Jedynym przepisem Konstytucji przyznającym Sejmowi kompetencję wobec sędziów Trybunału jest przytoczony art. 194 ust. 1, który stanowi, że Sejm wybiera sędziów Trybunału. Z przepisu tego nie wynika przyznanie Sejmowi jakichś dalszych kompetencji odnoszących się do statusu sędziego, a zwłaszcza takich, które wiązałyby się z zakończeniem pełnienia funkcji przez sędziego przed upływem kadencji. Rola Sejmu została ustrojowo ograniczona do wyboru sędziów Trybunału. Po dokonaniu wyboru sędziego, Sejm definitywnie traci wpływ na status sędziego TK.
W świetle Konstytucji ustrój państwa jest oparty na trójpodziale i równowadze władz (por. art. 10 Konstytucji), a każdy organ może działać wyłącznie w granicach prawa (por. art. 7 Konstytucji). Brak jest więc podstaw do uznania, że istnieje domniemanie kompetencji Sejmu w innych sferach niż działalność prawodawcza.

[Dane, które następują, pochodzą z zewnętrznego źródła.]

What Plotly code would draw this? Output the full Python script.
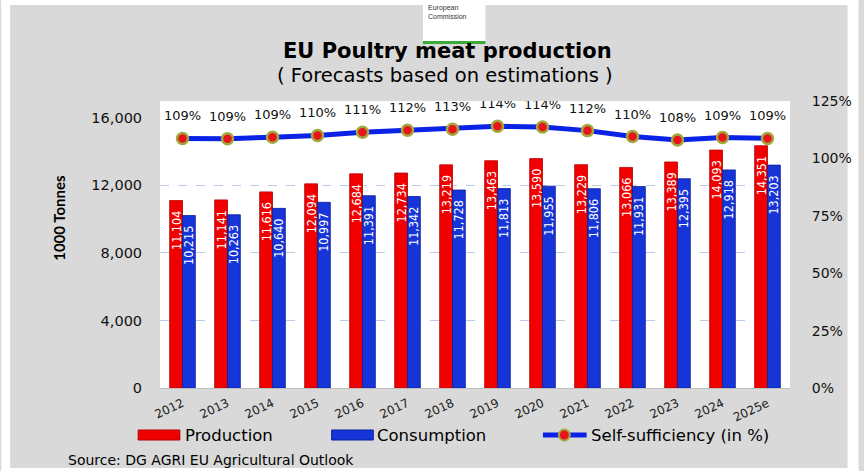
import plotly.graph_objects as go

years = ["2012", "2013", "2014", "2015", "2016", "2017", "2018", "2019",
         "2020", "2021", "2022", "2023", "2024", "2025e"]
production = [11104, 11141, 11616, 12094, 12684, 12734, 13219, 13463,
              13590, 13229, 13066, 13389, 14093, 14351]
consumption = [10215, 10263, 10640, 10997, 11391, 11342, 11728, 11813,
               11955, 11806, 11931, 12395, 12918, 13203]
self_suff = [108.7, 108.6, 109.2, 110.0, 111.4, 112.3, 112.7, 114.0,
             113.7, 112.1, 109.5, 108.0, 109.1, 108.7]
left_ticks = [0, 4000, 8000, 12000, 16000]
grid_vals = [4000, 8000, 12000]
right_ticks = [0, 25, 50, 75, 100, 125]
right_labels = ["0%", "25%", "50%", "75%", "100%", "125%"]

W, H = 864, 471
L, R, T, B = 160, 795, 101, 388


def px(x):
    return (x - L) / (R - L)


def py(y):
    return (B - y) / (B - T)


COND = "DejaVu Sans Condensed, DejaVu Sans, sans-serif"
VERD = "DejaVu Sans, Verdana, sans-serif"
CAL = "Lato, Open Sans, sans-serif"

RED, RED_D = "#f20000", "#b00000"
BLUE, BLUE_D = "#1535d8", "#0a1f99"

fig = go.Figure()
fig.add_trace(go.Bar(
    x=years, y=production, name="Production",
    marker=dict(color=RED, line=dict(color=RED_D, width=0.8)),
    texttemplate="%{y:,.0f}  ", textposition="inside",
    insidetextanchor="end", textangle=-90, constraintext="none",
    textfont=dict(color="white", size=12.5, family=COND),
    showlegend=False,
))
fig.add_trace(go.Bar(
    x=years, y=consumption, name="Consumption",
    marker=dict(color=BLUE, line=dict(color=BLUE_D, width=0.8)),
    texttemplate="%{y:,.0f}  ", textposition="inside",
    insidetextanchor="end", textangle=-90, constraintext="none",
    textfont=dict(color="white", size=12.5, family=COND),
    showlegend=False,
))
fig.add_trace(go.Scatter(
    x=years, y=self_suff, yaxis="y2", mode="lines+markers",
    name="Self-sufficiency (in %)",
    line=dict(color="#0a22e6", width=5),
    marker=dict(color="#e8141a", size=11, line=dict(color="#a3a83e", width=2.5)),
    showlegend=False,
))
# percentage labels above the line
fig.add_trace(go.Scatter(
    x=years, y=self_suff, yaxis="y2", mode="markers+text",
    marker=dict(size=22, color="rgba(0,0,0,0)"),
    texttemplate="%{y:.0f}%", textposition="top center",
    textfont=dict(size=13, color="#111", family=VERD),
    showlegend=False, hoverinfo="skip",
))

annotations = [
    dict(x=px(450), y=py(51), xref="paper", yref="paper",
         xanchor="center", yanchor="middle",
         text="<b>EU Poultry meat production</b>", showarrow=False,
         font=dict(size=21, color="black", family=VERD)),
    dict(x=px(447), y=py(75), xref="paper", yref="paper",
         xanchor="center", yanchor="middle",
         text="( Forecasts based on estimations )", showarrow=False,
         font=dict(size=19.5, color="black", family=VERD)),
    dict(x=px(58), y=py(218), xref="paper", yref="paper",
         xanchor="center", yanchor="middle",
         text="<b>1000 Tonnes</b>", showarrow=False, textangle=-90,
         font=dict(size=15, color="black", family=CAL)),
    dict(x=px(65), y=py(460), xref="paper", yref="paper",
         xanchor="left", yanchor="middle",
         text="Source: DG AGRI EU Agricultural Outlook", showarrow=False,
         font=dict(size=14, color="black", family=VERD)),
    dict(x=px(428), y=py(8), xref="paper", yref="paper",
         xanchor="left", yanchor="middle",
         text="European", showarrow=False,
         font=dict(size=7, color="#333", family="Liberation Sans")),
    dict(x=px(428), y=py(17), xref="paper", yref="paper",
         xanchor="left", yanchor="middle",
         text="Commission", showarrow=False,
         font=dict(size=7, color="#333", family="Liberation Sans")),
    dict(x=px(183), y=py(435), xref="paper", yref="paper",
         xanchor="left", yanchor="middle",
         text="Production", showarrow=False,
         font=dict(size=16.5, color="black", family=VERD)),
    dict(x=px(377), y=py(435), xref="paper", yref="paper",
         xanchor="left", yanchor="middle",
         text="Consumption", showarrow=False,
         font=dict(size=16.5, color="black", family=VERD)),
    dict(x=px(592), y=py(435), xref="paper", yref="paper",
         xanchor="left", yanchor="middle",
         text="Self-sufficiency (in %)", showarrow=False,
         font=dict(size=16.5, color="black", family=VERD)),
]

shapes = [
    dict(type="rect", xref="paper", yref="paper", x0=px(0), x1=px(9),
         y0=py(0), y1=py(H), fillcolor="white", line=dict(width=0), layer="below"),
    dict(type="rect", xref="paper", yref="paper", x0=px(0), x1=px(W),
         y0=py(0), y1=py(5), fillcolor="white", line=dict(width=0), layer="below"),
    dict(type="rect", xref="paper", yref="paper", x0=px(853), x1=px(W),
         y0=py(0), y1=py(H), fillcolor="white", line=dict(width=0), layer="below"),
    dict(type="rect", xref="paper", yref="paper", x0=px(0), x1=px(W),
         y0=py(468), y1=py(H), fillcolor="white", line=dict(width=0), layer="below"),
    dict(type="rect", xref="paper", yref="paper", x0=px(425), x1=px(488),
         y0=py(0), y1=py(44), fillcolor="white", line=dict(width=0)),
    dict(type="rect", xref="paper", yref="paper", x0=px(425), x1=px(488),
         y0=py(41), y1=py(44), fillcolor="#3aa935", line=dict(width=0)),
    dict(type="rect", xref="paper", yref="paper", x0=px(138), x1=px(180),
         y0=py(430), y1=py(440), fillcolor=RED,
         line=dict(color=RED_D, width=1)),
    dict(type="rect", xref="paper", yref="paper", x0=px(333), x1=px(375),
         y0=py(430), y1=py(440), fillcolor=BLUE,
         line=dict(color=BLUE_D, width=1)),
    dict(type="line", xref="paper", yref="paper", x0=px(546), x1=px(590),
         y0=py(435), y1=py(435), line=dict(color="#0a22e6", width=5)),
    dict(type="circle", xref="paper", yref="paper", x0=px(562), x1=px(573),
         y0=py(429.5), y1=py(440.5), fillcolor="#e8141a",
         line=dict(color="#a3a83e", width=2)),
]

fig.update_layout(
    width=W, height=H,
    margin=dict(l=L, r=W - R, t=T, b=H - B, pad=0),
    paper_bgcolor="#d9d9d9", plot_bgcolor="white",
    barmode="group", bargap=0.43, bargroupgap=0,
    showlegend=False,
    annotations=annotations, shapes=shapes,
    xaxis=dict(type="category", range=[-0.5, len(years) - 0.5],
               tickangle=-25, showgrid=False,
               showline=True, linecolor="#bfbfbf", linewidth=1,
               ticks="outside", ticklen=3, tickcolor="rgba(0,0,0,0)",
               tickfont=dict(size=12, color="#222", family=VERD)),
    yaxis=dict(range=[0, 17000], tickvals=left_ticks, tickformat=",",
               showgrid=False, zeroline=False, showline=False,
               minor=dict(tickvals=grid_vals, showgrid=True,
                          gridcolor="#b9cbe8", griddash="dash", gridwidth=1.2),
               ticks="outside", ticklen=14, tickcolor="rgba(0,0,0,0)",
               tickfont=dict(size=14.5, color="#111", family=VERD)),
    yaxis2=dict(range=[0, 125], tickvals=right_ticks, ticktext=right_labels,
                overlaying="y", side="right", showgrid=False,
                zeroline=False, showline=False,
                ticks="outside", ticklen=18, tickcolor="rgba(0,0,0,0)",
                tickfont=dict(size=14, color="#111", family=VERD)),
)

fig.write_html("out.html", config={"displayModeBar": False},
               post_script="document.body.style.margin='0';")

Ustawodawca, kształtując przepisy dotyczące sędziów Trybunału, powinien kierować się wynikającym z art. 173 w związku z art. 10 ust. 1 Konstytucji nakazem zapewnienia sędziom Trybunału warunków do niezawisłego przeprowadzania hierarchicznej kontroli aktów normatywnych, a tym samym przyczyniać się do ochrony samej Konstytucji. Z nakazu tego wynika norma o charakterze konstytucyjnym, zgodnie z którą sędzia TK przed upływem kadencji nie może być odwołany przez organ władzy ustawodawczej lub władzy wykonawczej.

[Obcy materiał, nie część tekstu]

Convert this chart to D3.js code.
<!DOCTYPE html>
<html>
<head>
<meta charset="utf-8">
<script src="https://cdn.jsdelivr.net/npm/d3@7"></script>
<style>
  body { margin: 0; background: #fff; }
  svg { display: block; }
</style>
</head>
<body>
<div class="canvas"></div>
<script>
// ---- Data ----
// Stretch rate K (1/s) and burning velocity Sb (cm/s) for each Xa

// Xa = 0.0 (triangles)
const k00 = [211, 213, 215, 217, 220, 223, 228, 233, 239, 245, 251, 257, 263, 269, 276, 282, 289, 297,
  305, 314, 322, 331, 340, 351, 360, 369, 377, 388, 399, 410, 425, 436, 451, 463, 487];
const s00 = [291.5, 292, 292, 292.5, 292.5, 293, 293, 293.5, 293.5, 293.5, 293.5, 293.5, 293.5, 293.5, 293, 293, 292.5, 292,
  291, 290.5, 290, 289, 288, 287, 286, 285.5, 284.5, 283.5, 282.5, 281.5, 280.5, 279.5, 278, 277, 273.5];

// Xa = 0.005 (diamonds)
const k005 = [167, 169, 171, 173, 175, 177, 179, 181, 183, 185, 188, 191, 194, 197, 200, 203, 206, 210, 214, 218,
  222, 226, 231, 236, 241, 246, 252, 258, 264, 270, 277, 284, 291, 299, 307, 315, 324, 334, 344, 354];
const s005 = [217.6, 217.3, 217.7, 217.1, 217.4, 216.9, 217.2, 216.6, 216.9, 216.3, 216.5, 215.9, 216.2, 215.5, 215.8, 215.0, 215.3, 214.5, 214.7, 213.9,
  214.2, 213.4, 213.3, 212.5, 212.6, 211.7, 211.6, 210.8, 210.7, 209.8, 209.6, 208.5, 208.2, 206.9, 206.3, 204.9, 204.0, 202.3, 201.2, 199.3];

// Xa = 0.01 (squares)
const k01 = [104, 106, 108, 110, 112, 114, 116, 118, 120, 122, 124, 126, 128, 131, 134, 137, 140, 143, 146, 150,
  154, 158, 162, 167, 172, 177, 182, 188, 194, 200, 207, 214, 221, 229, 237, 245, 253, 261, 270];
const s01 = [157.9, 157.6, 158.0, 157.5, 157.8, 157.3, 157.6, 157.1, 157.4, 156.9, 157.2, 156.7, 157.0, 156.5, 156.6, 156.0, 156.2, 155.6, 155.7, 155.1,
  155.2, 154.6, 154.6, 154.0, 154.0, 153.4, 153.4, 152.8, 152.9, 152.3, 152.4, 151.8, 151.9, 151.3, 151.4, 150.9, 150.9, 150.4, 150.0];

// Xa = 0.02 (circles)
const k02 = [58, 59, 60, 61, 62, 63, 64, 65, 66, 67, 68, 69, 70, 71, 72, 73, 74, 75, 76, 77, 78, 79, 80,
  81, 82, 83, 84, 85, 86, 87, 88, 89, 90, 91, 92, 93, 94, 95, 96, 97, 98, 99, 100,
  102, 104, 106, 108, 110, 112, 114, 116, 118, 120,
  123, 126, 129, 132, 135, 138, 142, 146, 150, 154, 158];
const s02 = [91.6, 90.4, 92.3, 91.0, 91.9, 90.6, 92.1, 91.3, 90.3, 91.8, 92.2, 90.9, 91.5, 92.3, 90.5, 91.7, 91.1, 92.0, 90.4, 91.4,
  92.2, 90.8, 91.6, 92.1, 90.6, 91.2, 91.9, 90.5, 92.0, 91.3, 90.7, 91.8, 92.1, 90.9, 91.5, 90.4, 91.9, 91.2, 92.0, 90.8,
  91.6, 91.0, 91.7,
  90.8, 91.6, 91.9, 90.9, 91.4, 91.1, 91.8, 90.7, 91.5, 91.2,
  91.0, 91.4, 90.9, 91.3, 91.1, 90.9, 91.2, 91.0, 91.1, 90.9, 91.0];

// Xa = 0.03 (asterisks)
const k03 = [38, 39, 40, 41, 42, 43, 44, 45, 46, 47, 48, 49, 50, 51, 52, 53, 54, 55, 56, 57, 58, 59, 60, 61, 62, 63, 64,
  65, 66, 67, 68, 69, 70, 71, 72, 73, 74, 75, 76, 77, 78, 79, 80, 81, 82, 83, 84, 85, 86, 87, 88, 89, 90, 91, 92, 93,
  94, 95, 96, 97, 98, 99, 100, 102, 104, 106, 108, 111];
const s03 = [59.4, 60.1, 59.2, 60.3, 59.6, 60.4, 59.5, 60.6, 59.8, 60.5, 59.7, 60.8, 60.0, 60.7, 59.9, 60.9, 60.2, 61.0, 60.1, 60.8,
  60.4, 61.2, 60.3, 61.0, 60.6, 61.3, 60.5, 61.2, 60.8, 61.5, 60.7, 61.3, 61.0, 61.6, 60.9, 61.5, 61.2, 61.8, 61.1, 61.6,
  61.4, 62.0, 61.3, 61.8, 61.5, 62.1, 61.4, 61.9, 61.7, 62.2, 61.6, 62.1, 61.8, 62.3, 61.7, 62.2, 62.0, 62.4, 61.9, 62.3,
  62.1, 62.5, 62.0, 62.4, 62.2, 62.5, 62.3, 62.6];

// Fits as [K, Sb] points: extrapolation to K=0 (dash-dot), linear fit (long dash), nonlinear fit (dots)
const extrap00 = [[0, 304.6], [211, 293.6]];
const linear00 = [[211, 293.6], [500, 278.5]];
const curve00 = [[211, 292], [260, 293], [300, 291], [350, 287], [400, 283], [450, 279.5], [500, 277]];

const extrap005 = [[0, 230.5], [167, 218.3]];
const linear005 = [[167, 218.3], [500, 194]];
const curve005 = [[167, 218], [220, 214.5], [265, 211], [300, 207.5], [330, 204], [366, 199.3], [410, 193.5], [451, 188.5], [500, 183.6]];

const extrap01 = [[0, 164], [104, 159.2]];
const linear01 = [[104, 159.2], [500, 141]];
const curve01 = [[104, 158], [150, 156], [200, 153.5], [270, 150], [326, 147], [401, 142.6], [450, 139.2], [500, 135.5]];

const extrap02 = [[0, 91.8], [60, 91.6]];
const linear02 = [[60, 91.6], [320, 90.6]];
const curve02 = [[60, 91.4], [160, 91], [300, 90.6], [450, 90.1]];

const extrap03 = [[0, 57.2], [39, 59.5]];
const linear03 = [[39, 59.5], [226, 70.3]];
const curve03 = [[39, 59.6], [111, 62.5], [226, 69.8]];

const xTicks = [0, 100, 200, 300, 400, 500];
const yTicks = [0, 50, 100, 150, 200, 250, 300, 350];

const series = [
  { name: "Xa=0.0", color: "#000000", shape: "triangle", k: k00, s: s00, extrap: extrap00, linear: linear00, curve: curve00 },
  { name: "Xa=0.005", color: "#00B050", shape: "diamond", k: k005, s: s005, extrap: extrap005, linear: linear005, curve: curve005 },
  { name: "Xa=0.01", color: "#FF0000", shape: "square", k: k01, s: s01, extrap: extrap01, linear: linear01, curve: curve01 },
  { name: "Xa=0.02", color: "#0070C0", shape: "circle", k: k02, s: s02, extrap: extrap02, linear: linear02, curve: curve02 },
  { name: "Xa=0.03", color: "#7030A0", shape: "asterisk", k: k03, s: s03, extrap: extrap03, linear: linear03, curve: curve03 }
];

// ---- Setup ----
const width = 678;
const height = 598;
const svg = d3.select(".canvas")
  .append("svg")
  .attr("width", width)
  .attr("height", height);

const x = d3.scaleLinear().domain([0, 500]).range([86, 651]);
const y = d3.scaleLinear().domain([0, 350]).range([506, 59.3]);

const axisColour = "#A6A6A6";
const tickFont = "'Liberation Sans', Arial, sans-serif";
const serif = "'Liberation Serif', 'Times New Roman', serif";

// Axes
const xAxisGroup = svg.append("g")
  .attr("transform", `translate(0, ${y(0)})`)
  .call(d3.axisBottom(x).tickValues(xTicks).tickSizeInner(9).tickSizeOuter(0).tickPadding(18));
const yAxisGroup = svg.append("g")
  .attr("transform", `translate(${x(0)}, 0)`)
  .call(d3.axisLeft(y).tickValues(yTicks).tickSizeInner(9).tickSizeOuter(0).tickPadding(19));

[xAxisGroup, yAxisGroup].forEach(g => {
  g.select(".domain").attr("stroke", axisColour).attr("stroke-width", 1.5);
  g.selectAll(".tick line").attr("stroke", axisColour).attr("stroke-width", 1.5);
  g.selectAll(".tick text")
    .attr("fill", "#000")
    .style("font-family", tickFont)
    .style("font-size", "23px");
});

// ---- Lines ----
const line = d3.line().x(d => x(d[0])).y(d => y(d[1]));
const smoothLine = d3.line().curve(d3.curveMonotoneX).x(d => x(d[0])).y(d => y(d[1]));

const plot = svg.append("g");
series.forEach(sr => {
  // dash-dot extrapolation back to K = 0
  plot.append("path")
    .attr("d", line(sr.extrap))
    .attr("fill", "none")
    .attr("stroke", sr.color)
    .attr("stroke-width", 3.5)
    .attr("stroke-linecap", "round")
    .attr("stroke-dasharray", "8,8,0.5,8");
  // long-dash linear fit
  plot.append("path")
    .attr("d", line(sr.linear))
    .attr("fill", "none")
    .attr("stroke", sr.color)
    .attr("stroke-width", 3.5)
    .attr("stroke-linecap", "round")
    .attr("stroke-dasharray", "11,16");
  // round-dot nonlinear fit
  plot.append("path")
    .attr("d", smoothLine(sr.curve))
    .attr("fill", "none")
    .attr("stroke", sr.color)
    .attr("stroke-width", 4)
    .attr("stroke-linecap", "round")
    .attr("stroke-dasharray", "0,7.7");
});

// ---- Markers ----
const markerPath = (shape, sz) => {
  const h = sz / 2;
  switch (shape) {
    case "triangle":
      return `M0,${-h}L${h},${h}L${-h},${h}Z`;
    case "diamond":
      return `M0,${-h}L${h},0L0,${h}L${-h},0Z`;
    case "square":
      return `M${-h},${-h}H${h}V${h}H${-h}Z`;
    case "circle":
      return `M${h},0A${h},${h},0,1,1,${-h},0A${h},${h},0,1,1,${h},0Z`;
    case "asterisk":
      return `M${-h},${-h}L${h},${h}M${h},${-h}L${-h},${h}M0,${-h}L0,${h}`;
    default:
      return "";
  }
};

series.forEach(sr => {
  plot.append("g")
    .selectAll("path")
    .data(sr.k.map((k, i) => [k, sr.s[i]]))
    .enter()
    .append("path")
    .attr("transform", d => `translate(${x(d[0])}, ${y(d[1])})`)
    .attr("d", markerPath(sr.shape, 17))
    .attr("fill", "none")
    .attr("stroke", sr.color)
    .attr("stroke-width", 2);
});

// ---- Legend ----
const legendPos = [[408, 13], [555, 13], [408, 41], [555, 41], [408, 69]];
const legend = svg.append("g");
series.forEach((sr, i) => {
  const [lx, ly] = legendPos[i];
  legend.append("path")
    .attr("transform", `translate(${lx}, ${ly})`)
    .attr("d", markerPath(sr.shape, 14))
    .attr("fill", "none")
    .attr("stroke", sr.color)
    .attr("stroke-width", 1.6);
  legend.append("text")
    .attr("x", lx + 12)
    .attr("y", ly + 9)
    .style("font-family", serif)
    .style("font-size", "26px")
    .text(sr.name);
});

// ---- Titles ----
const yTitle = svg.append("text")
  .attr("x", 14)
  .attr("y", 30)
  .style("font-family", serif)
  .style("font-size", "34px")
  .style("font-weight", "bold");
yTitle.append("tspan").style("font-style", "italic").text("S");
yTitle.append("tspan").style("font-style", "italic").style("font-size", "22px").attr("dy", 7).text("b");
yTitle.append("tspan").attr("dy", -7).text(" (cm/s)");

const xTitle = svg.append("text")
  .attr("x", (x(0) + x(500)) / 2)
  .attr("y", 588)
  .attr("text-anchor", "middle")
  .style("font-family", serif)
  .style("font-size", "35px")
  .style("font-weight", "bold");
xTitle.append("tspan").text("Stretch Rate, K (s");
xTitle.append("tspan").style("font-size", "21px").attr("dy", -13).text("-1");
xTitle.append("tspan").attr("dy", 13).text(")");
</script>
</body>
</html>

Niedopuszczalna jest sytuacja, w której o zasadności zakończenia pełnienia przez sędziego TK funkcji przed upływem kadencji decyduje Sejm. Przyznanie tak daleko idącej kompetencji Sejmowi w oczywisty sposób powoduje możliwość wywierania nacisku na sędziego i oddziałuje na sposób wykonywania przez niego jego funkcji orzeczniczych.